The resulting set of 20 tests generates a sort of “signature” – a list of twenty boolean values that identifies the host Scheme. Currently the code works on:
(This is actually a just list of all the implementations I have installed right now, and other implementations can be supported just by adding another line to the signatures list)
On Scheme implementations which provide a compiled and an interpreted mode, only interpreted has been tested. Some Schemes have subtly different behaviour interpreted and compiled, so caution should be used there.
;;; DETECT
;;; A set of functions to allow an interpreted Scheme
;;; program to determine the implementation it is
;;; running under.
;; DETECT:SIGNATURE
;; Assemble a signature of the current
;; Scheme implementation.
(define (detect:signature)
(list
;; AXCH: exact-sqrt
(exact? (sqrt 4))
;; AXCH: exact-times-zero
(exact? (* 0 3.1))
;; AXCH: exact-div-zero
(exact? (/ 0 4.7))
;; AXCH: exact-rationals
(exact? (/ 1 3))
;; AXCH: case-sensitive
(eq? 'a 'A)
;; AXCH: promises-are-thunks
(procedure? (delay 3))
;; Do strings made from numbers less than 1 omit the 0?

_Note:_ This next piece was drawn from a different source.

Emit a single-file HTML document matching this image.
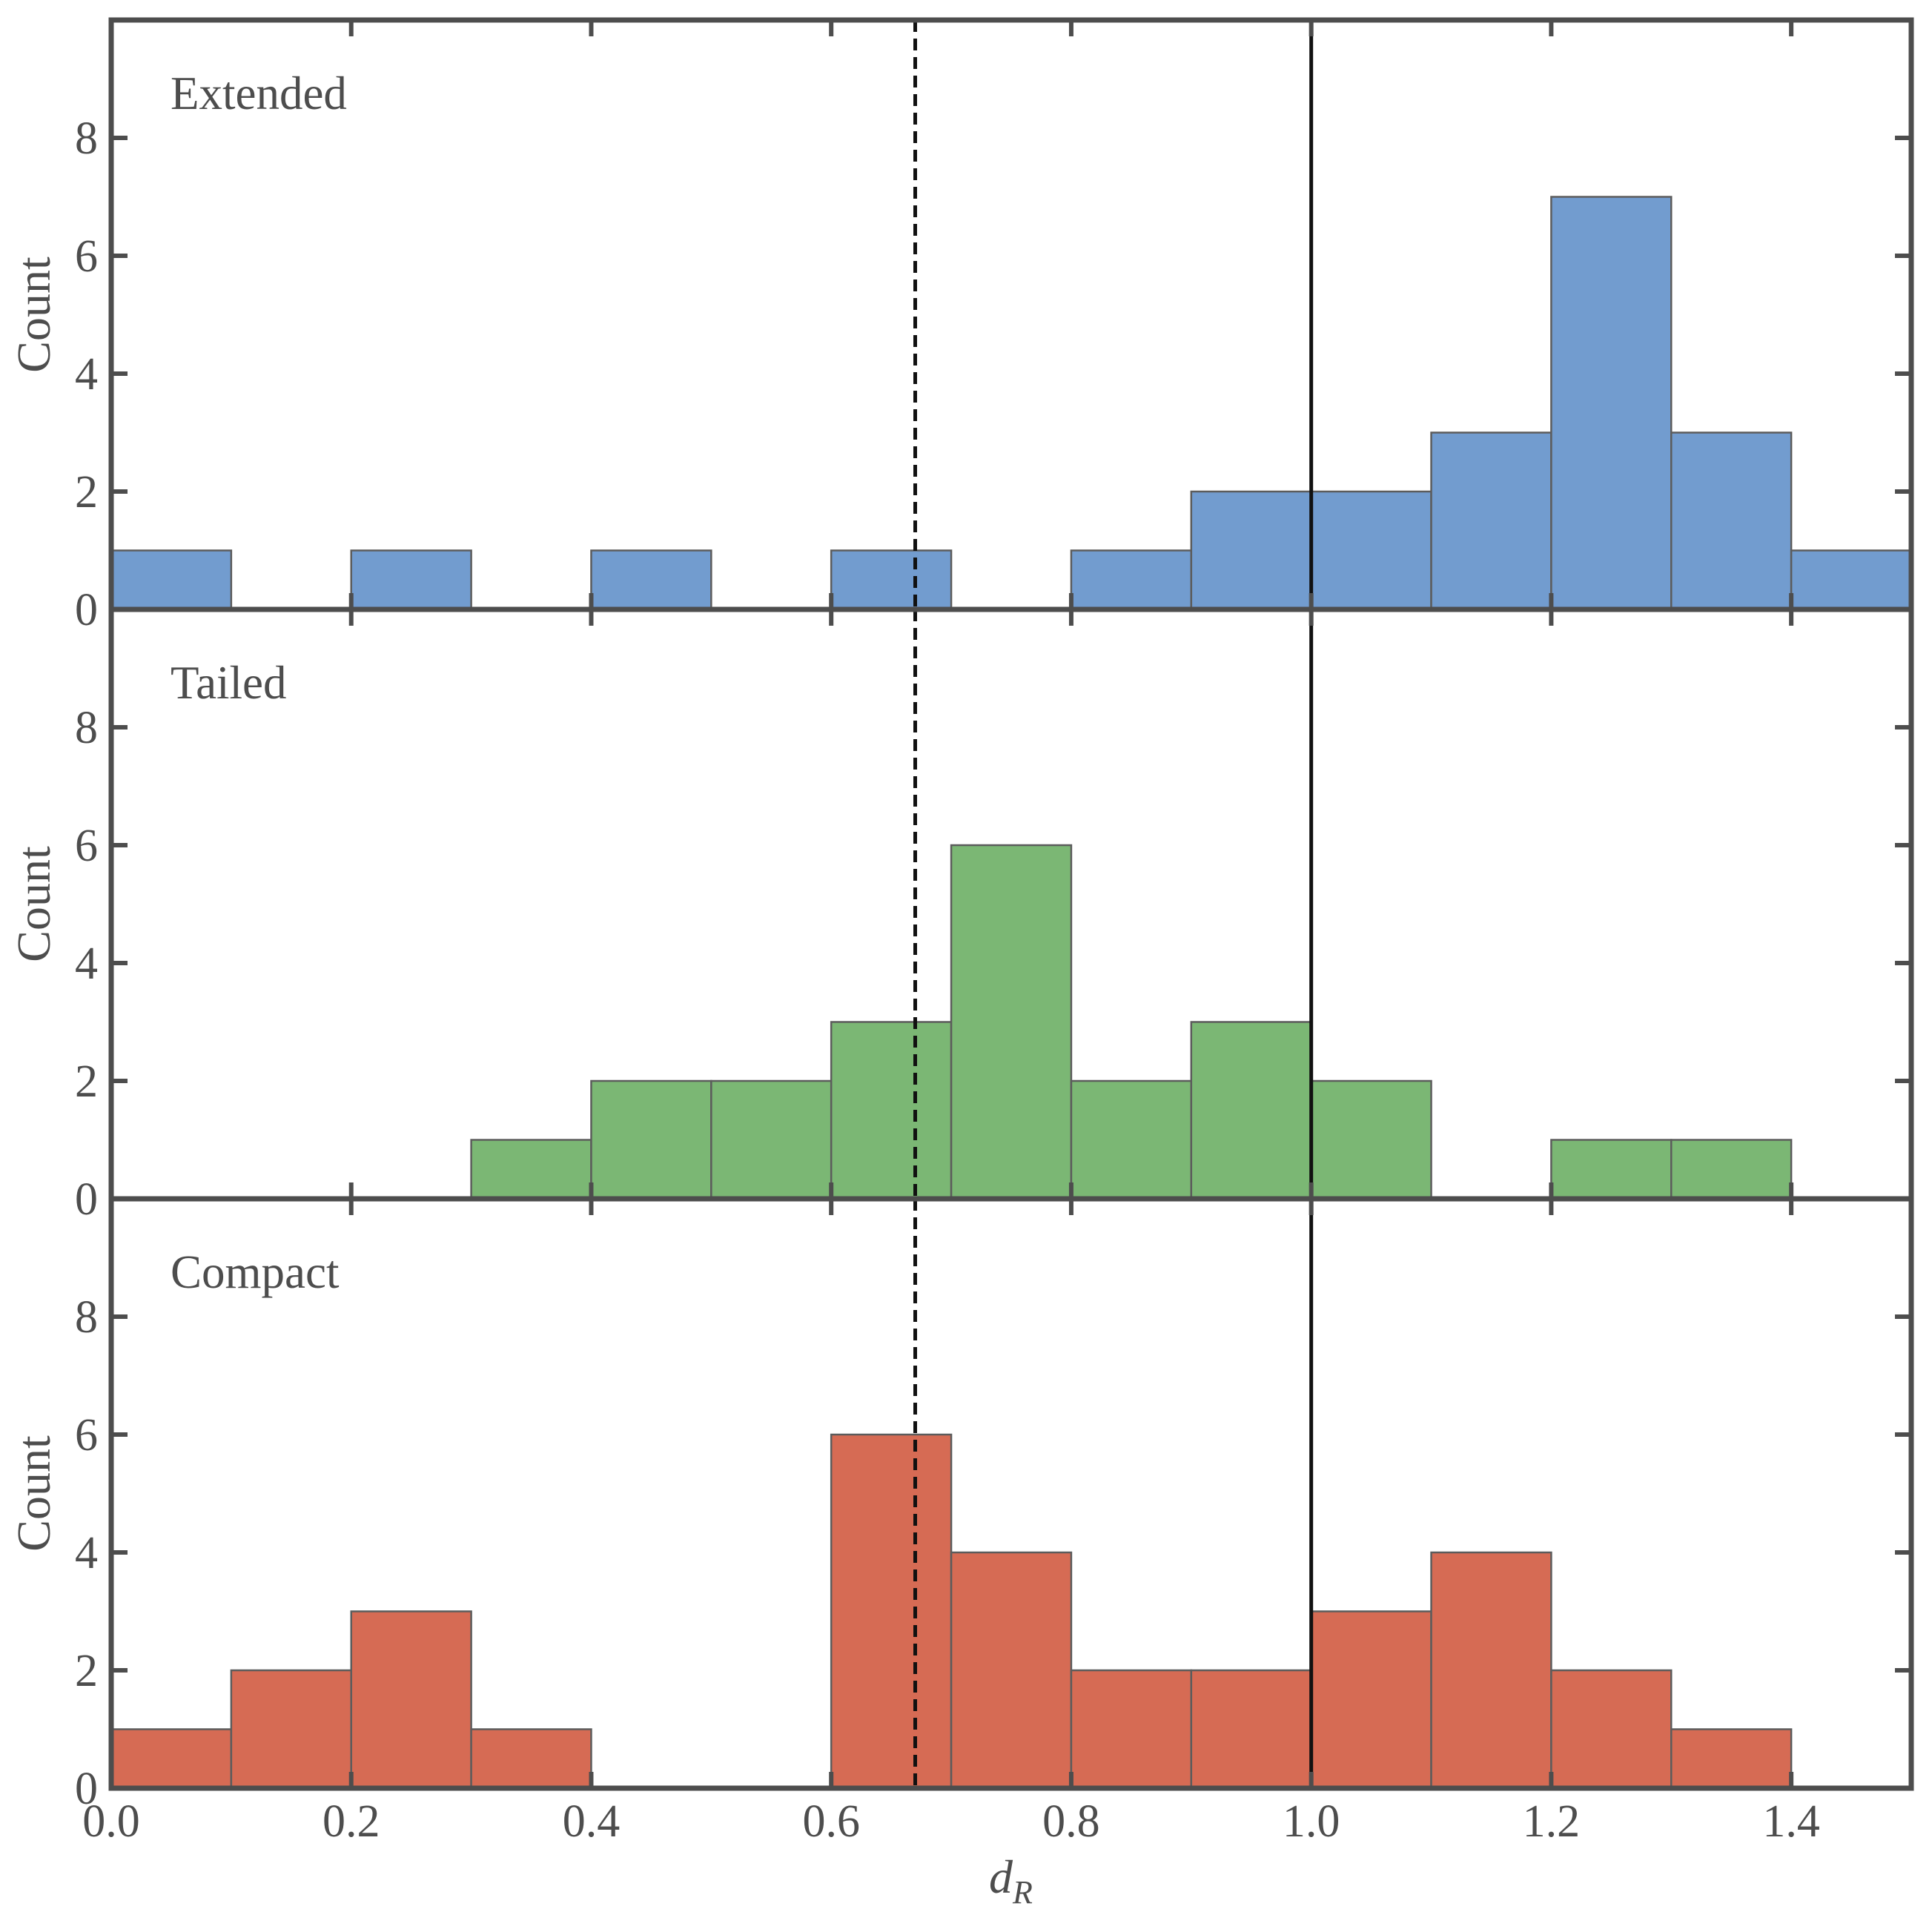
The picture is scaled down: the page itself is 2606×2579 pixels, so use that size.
<!DOCTYPE html>
<html><head><meta charset="utf-8"><style>html,body{margin:0;padding:0;background:#fff}svg{display:block}</style></head>
<body>
<svg id="chart" width="2606" height="2579" xmlns="http://www.w3.org/2000/svg" font-family="'Liberation Serif', serif"></svg>
<script>
const binEdges = [0,0.1,0.2,0.3,0.4,0.5,0.6,0.7,0.8,0.9,1.0,1.1,1.2,1.3,1.4,1.5];
const extendedCounts = [1,0,1,0,1,0,1,0,1,2,2,3,7,3,1];
const tailedCounts = [0,0,0,1,2,2,3,6,2,3,2,0,1,1,0];
const compactCounts = [1,2,3,1,0,0,6,4,2,2,3,4,2,1,0];
const panelNames = ["Extended","Tailed","Compact"];
const panelColors = ["#729ccf","#7bb774","#d66b54"];
const xTicks = [0,0.2,0.4,0.6,0.8,1.0,1.2,1.4];
const xTickLabels = ["0.0","0.2","0.4","0.6","0.8","1.0","1.2","1.4"];
const yTicks = [0,2,4,6,8];
const dashedX = 0.67;
const solidX = 1.0;

const NS="http://www.w3.org/2000/svg";
const svg=document.getElementById('chart');
const L=150,R=2578,T=27,PH=795;
const xs=v=>L+(v-0)/(1.5-0)*(R-L);
function mk(tag,attrs,parent){const e=document.createElementNS(NS,tag);for(const k in attrs)e.setAttribute(k,attrs[k]);(parent||svg).appendChild(e);return e;}
const AX="#4d4d4d";
const all=[extendedCounts,tailedCounts,compactCounts];
all.forEach((counts,p)=>{
  const top=T+p*PH, bot=top+PH;
  const ys=v=>bot-v/10*PH;
  const g=mk('g',{});
  
  
  counts.forEach((c,i)=>{
    if(c<=0)return;
    const r=mk('rect',{x:xs(binEdges[i]),y:ys(c),width:xs(binEdges[i+1])-xs(binEdges[i]),height:ys(0)-ys(c),fill:panelColors[p],stroke:'#5c5c5c','stroke-width':2.5},g);
    
    
  });
  const dl=mk('line',{x1:xs(dashedX),x2:xs(dashedX),y1:top,y2:bot,stroke:'#111','stroke-width':5,'stroke-dasharray':'16,9'},g);
  
  
  const sl=mk('line',{x1:xs(solidX),x2:xs(solidX),y1:top,y2:bot,stroke:'#111','stroke-width':5},g);
  
  
  xTicks.forEach(t=>{
    mk('line',{x1:xs(t),x2:xs(t),y1:bot,y2:bot-22,stroke:AX,'stroke-width':6},g);
    mk('line',{x1:xs(t),x2:xs(t),y1:top,y2:top+22,stroke:AX,'stroke-width':6},g);
  });
  yTicks.forEach(t=>{
    mk('line',{x1:L,x2:L+22,y1:ys(t),y2:ys(t),stroke:AX,'stroke-width':6},g);
    mk('line',{x1:R,x2:R-22,y1:ys(t),y2:ys(t),stroke:AX,'stroke-width':6},g);
    const tl=mk('text',{x:132,y:ys(t)+21,'text-anchor':'end','font-size':62,fill:AX},g);
    tl.textContent=t;
    
    
  });
  const fr=mk('rect',{x:L,y:top,width:R-L,height:PH,fill:'none',stroke:AX,'stroke-width':7},g);
  
  
  const yl=mk('text',{x:0,y:0,transform:`translate(67,${(top+bot)/2}) rotate(-90)`,'text-anchor':'middle','font-size':64,fill:AX},g);
  yl.textContent='Count';
  
  
  const pl=mk('text',{x:230,y:top+120,'font-size':63,fill:AX},g);
  pl.textContent=panelNames[p];
  
  
});
const lastBot=T+3*PH;
xTicks.forEach((t,i)=>{
  const tl=mk('text',{x:xs(t),y:lastBot+65,'text-anchor':'middle','font-size':62,fill:AX});
  tl.textContent=xTickLabels[i];
  
  
});
const xl=mk('text',{x:xs(0.75)-30,y:2553,'font-size':64,'font-style':'italic',fill:AX});
xl.innerHTML='d<tspan font-size="44" dy="14">R</tspan>';


</script>
</body></html>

(string=? ".5" (number->string 0.5))
;; AXCH: literal-rationals
(number? (string->number "1/2"))
;; AXCH: literal-complexes
(number? (string->number "1+i"))
;; Is the empty string eqv to itself?
(eqv? "" "")
;; How about the empty vector?
(eqv? '#() '#())
;; A non-empty string?
(eqv? "a" "a")
;; Does SET! have a constant return value?

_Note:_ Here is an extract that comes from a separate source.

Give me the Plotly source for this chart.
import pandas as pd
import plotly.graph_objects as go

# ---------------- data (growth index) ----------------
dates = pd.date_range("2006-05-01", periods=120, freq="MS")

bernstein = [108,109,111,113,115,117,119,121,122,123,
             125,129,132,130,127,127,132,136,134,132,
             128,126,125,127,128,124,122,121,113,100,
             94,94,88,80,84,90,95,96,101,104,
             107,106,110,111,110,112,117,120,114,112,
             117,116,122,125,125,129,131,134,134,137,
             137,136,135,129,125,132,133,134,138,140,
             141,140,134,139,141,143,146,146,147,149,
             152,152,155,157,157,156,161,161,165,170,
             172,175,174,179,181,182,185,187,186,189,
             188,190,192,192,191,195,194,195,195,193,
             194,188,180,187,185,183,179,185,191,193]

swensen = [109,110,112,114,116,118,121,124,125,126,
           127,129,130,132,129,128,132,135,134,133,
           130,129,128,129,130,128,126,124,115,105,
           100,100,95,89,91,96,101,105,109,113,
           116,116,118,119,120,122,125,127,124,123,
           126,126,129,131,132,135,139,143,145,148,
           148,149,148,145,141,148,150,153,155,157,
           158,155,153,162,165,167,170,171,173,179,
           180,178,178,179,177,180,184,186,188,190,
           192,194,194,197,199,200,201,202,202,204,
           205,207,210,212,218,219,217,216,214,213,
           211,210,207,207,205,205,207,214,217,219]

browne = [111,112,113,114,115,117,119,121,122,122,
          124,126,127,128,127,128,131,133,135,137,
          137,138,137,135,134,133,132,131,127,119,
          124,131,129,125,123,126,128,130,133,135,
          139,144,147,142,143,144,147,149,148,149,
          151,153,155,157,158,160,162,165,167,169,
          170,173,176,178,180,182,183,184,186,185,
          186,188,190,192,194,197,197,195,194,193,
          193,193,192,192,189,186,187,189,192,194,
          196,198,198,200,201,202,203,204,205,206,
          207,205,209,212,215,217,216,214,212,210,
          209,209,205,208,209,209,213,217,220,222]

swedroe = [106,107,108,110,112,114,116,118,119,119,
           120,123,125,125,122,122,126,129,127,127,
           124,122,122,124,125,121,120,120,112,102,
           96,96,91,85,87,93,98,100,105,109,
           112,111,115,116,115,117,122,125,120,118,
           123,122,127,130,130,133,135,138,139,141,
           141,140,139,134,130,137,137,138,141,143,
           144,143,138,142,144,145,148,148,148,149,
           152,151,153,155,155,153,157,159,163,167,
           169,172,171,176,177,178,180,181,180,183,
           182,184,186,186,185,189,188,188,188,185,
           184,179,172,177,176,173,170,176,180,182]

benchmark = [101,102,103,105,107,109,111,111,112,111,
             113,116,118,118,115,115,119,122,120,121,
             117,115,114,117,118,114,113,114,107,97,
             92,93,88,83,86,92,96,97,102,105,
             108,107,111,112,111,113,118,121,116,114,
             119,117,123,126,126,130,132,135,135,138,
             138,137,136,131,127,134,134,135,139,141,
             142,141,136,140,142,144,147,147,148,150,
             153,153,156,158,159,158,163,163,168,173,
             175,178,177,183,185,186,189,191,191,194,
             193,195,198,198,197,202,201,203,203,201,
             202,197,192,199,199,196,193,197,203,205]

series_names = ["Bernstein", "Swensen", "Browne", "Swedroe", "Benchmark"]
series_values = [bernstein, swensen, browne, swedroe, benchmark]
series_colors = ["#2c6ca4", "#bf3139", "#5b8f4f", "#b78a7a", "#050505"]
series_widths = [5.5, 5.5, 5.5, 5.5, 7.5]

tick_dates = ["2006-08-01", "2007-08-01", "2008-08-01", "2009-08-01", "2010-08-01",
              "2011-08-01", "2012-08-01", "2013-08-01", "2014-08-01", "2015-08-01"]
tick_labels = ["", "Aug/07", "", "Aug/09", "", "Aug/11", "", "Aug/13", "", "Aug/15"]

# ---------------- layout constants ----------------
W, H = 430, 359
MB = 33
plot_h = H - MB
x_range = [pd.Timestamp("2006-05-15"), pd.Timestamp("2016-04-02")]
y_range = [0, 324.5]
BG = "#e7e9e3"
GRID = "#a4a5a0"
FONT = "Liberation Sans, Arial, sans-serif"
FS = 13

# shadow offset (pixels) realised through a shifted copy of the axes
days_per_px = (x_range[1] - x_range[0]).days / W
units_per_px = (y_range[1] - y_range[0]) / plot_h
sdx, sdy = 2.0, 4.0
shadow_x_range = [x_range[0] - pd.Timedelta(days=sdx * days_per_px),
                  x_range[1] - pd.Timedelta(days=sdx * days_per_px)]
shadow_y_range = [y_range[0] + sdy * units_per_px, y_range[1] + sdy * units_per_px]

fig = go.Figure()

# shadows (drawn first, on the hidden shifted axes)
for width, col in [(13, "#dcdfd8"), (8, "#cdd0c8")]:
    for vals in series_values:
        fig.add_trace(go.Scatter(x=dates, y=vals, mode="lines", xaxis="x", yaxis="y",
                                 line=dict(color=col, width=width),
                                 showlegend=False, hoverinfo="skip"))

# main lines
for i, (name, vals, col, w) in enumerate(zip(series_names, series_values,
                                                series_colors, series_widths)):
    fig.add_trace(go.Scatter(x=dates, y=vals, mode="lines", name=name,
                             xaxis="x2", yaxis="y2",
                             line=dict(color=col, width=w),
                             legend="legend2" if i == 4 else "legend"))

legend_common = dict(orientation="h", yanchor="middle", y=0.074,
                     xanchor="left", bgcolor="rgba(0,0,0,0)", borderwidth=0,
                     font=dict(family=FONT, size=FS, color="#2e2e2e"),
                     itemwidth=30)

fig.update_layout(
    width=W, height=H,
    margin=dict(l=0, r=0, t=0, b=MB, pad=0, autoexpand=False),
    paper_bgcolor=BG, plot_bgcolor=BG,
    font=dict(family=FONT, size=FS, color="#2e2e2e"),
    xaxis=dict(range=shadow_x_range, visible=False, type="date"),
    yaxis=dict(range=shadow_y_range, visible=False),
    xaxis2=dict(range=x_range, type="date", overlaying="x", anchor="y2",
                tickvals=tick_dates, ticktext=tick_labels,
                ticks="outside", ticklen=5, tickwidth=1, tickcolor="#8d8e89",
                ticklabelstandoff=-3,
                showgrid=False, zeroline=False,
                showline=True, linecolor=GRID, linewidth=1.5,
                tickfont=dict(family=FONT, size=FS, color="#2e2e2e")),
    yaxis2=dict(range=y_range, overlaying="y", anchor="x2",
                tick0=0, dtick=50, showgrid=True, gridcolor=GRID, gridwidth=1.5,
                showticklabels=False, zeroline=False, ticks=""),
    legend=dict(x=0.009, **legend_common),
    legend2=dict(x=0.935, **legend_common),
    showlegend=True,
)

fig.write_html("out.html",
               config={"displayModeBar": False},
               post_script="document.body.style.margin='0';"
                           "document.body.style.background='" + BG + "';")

(let ((x 0)) (eqv? (set! x 1) (set! x 'asd)))
;; Is it equal to other undefined things?
(eqv? (for-each (lambda (x) #t) '(0 1 2)) (let ((x 123)) (set! x 321)))
;; Are negative and positive inexact zero the same?
(eq? +0.0 -0.0)
(eqv? +0.0 -0.0)
(equal? +0.0 -0.0)
;; Is the default vector filled with zeroes?
(equal? (make-vector 5) '#(0 0 0 0 0))
;; Is the default vector filled with falses?
(equal? (make-vector 5) '#(#f #f #f #f #f))
;; Vector-fill returns a vector?
(vector? (vector-fill! (make-vector 1) 0)) ))
;; DETECT:KNOWN-SIGNATURES
;; A precalculated list of signatures for all supported
;; Scheme implementations.
(define detect:known-signatures
'((mzscheme (#t #t #t #t #f #f #f #t #t #f #f #f #t #t #f #f #f #t #f #t))
(chicken (#f #f #f #f #f #f #f #t #f #f #f #f #t #t #f #t #t #f #f #f))
(guile (#f #t #f #t #f #f #f #t #t #t #f #f #t #t #f #f #t #f #f #f))
(bigloo (#f #f #f #f #f #t #f #f #f #f #f #f #t #t #f #t #t #f #f #f))
(gambit (#t #t #t #t #f #f #t #t #t #f #f #f #t #t #f #f #f #t #f #f))
(ikarus (#f #f #f #t #f #t #f #t #f #f #f #f #t #f #f #t #t #t #f #f))
(scheme48 (#f #f #f #t #t #t #f #t #t #t #t #t #t #t #t #t #t #f #f #f))
(mit-scheme (#t #t #t #t #t #f #t #t #t #f #t #f #f #f #f #t #t #f #t #f))
(gauche (#f #f #f #t #f #f #f #t #t #f #f #f #f #f #f #t #t #f #f #f))))
;; DETECT:MATCH-SIGNATURE
;; Determine the name of the current Scheme implementation
;; by checking the signature returned by DETECT:SIGNATURE
;; against a table of known signatures.
(define (detect:match-signature)
(let ((signature (detect:signature)))
; Loop over the DETECT:KNOWN-SIGNATURES list
(let test ((siglist detect:known-signatures))
(if (equal? '() siglist)
; Return 'UNKNOWN if we're stumped
'unknown
(let ((testsig (car siglist)))
(if (equal? (cadr testsig) signature)
(car testsig)
(test (cdr siglist))))))))
;; DETECT:NAME
;; Memoized form of DETECT:MATCH-SIGNATURE
(define detect:name
(let ((memo #f))
(lambda ()
(and (not memo)
(set! memo (detect:match-signature)))
memo)))
Obviously, only the memoized DETECT:NAME is meant for external use, since a program generally won’t the see the host changing as it runs, and repeatedly calculating the name would be inefficient. I don’t actually have much experience with Scheme, so the DETECT:MATCH-SIGNATURE
function could probably be written more efficiently, but it works. Anyway, I hope that someone finds this to be useful. I have used it to write the beginnings of a portable process library. More on that after I get around to polishing it up a bit more.